In 1921, Mabel returned to Mack and together they worked on "Molly O" (1921), with the hopes of it being another success as "Mickey." The reviews of "Molly O" were positive and it was a box-office draw. The same following year, Mabel's good friend Fatty Arbuckle was involved in a scandal that forever damaged his career. Fortunately, this did not damage Mabel's. The following year, when Mabel began to work on "Suzanna" with Mack Sennett, another one of her friends was involved in a scandal that this time, she could not withdraw from. Director William Desmond Taylor was murdered and Mabel was rumored to be the last person to see him alive. Due to her name being heavily associated with the murder, Production had to stop and Mabel, whose mental health was already deteriorating, worsened causing havoc.
     
Mabel's last film for Sennett before splitting up for good was "The Extra Girl" in 1923. After Production finished, Mabel left the screen for a few years and then returned. In 1926, she signed with Hal Roach to do a series of shorts. The short films were successful, but Mabel's star status was fading. In 1927, Mabel was diagnosed with tuberculosis. Her health worsened and in 1929, she entered a sanitarium, where she died hardly a year later on February 23, 1930. 

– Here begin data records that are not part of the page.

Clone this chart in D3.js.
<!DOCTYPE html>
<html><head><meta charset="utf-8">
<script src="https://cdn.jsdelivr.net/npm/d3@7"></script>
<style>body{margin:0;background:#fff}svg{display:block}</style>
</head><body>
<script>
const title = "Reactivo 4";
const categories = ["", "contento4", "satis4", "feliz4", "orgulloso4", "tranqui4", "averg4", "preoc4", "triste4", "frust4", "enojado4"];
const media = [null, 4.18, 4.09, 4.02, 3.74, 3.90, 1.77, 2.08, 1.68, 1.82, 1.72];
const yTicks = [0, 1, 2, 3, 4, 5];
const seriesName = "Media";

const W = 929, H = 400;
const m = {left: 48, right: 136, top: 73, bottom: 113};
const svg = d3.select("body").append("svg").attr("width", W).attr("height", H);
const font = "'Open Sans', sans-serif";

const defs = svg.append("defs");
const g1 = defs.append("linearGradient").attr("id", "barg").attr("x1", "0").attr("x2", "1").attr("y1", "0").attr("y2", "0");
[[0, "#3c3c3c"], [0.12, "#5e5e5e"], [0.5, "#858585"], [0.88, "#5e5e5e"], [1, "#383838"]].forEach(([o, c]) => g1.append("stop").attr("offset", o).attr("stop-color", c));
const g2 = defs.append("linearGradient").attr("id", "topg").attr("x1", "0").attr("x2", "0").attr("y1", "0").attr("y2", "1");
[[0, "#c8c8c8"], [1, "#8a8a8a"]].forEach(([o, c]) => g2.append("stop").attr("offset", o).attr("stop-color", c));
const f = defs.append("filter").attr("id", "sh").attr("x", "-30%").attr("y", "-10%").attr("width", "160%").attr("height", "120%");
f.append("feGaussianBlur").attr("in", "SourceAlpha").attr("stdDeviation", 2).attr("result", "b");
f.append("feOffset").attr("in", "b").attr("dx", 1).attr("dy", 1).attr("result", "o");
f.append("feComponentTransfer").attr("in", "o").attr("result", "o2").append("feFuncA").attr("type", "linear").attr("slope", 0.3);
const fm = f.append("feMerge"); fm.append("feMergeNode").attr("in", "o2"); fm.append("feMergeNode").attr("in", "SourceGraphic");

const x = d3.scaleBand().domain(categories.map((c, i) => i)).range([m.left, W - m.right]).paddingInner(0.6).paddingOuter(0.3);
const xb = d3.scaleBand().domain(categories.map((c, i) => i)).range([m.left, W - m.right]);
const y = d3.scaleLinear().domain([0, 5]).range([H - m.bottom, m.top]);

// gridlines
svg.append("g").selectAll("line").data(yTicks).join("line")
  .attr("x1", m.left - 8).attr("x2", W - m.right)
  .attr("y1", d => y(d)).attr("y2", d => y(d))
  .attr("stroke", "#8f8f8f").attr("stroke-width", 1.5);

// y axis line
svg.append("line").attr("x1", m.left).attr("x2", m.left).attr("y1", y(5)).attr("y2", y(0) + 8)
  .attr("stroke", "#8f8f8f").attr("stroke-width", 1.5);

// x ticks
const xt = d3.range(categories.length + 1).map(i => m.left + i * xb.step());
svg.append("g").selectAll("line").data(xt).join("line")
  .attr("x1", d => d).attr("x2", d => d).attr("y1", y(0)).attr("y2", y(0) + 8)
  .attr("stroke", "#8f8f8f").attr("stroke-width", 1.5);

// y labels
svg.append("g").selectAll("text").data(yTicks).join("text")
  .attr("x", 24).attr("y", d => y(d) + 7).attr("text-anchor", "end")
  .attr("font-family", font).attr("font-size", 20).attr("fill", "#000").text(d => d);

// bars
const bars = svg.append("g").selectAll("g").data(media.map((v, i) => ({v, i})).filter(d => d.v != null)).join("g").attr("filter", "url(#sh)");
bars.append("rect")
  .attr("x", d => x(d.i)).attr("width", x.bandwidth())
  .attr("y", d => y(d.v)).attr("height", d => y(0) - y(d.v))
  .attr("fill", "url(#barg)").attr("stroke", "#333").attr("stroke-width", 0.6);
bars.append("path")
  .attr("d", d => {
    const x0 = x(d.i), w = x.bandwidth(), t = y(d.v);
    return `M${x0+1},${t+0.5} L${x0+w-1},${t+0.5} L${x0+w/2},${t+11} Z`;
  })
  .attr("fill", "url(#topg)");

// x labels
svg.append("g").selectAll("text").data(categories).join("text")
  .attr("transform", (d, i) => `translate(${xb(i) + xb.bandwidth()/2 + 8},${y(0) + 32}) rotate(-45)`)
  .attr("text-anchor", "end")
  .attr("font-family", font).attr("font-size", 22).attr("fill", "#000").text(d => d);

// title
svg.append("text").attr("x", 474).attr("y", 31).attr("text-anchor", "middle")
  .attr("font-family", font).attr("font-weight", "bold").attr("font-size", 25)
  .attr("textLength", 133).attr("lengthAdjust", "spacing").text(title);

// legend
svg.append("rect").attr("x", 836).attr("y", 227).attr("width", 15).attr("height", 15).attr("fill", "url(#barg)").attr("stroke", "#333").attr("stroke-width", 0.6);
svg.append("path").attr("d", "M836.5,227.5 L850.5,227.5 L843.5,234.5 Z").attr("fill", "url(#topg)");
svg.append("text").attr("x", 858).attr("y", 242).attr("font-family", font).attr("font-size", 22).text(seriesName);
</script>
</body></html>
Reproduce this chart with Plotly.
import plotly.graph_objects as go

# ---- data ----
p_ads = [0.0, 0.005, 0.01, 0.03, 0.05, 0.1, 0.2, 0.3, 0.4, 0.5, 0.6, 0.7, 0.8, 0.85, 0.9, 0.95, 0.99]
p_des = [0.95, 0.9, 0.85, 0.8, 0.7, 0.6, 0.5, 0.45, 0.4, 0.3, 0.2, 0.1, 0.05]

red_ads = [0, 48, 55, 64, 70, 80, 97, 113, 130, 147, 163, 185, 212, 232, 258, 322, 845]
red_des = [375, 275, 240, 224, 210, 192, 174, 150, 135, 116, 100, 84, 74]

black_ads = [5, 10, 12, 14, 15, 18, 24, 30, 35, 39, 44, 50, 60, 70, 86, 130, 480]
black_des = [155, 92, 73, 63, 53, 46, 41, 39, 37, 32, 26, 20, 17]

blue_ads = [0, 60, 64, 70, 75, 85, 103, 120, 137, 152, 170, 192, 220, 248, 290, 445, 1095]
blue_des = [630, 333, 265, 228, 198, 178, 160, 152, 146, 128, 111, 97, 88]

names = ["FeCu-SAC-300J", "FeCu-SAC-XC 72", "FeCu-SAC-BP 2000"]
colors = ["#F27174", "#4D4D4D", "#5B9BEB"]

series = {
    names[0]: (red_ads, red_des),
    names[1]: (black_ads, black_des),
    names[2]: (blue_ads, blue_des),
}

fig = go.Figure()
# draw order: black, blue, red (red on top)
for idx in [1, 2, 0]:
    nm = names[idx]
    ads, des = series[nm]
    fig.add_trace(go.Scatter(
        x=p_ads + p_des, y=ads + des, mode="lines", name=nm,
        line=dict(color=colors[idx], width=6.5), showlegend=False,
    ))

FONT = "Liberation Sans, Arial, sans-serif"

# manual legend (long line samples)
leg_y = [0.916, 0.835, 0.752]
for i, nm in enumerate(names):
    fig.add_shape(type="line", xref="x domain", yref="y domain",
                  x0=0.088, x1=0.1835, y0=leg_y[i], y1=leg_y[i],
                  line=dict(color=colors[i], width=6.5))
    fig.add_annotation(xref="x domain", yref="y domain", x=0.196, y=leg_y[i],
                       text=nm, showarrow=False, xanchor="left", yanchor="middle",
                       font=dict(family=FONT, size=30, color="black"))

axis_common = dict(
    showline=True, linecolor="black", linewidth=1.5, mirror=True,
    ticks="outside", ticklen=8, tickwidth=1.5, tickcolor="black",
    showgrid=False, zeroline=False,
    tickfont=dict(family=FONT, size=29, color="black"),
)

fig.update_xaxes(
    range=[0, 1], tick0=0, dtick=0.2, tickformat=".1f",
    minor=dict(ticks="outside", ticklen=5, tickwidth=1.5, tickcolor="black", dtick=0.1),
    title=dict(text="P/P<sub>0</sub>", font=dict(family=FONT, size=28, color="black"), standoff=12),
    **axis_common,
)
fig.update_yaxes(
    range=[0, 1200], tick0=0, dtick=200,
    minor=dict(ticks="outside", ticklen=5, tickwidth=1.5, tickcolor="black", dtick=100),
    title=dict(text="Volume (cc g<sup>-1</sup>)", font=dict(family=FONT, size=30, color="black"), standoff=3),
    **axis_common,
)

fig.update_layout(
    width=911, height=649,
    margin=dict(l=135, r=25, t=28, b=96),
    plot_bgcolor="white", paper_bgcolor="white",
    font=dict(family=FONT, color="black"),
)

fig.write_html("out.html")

When her friend Roscoe Arbuckle heard the news, he responded, “My Buddy has died.” 
   



Mabel Normand was crowned the Queen of Comedy back in her day because she had a gift for making people laugh. She was not only an early comedienne, but a film pioneer for all of the hard work she was doing in the film industry when it was, predominately male at the time. Her work, as well as the actress herself, deserves to be celebrated continuously. Some of Mabel's most successful films include: "Tillie's Punctured Romance" (1914), "Mabel at the Wheel" (1914), "Mabel's Strange Predicament" (1914), "Fatty and Mabel Adrift" (1916), "Molly O" (1921), and of course, "Mickey" (1918).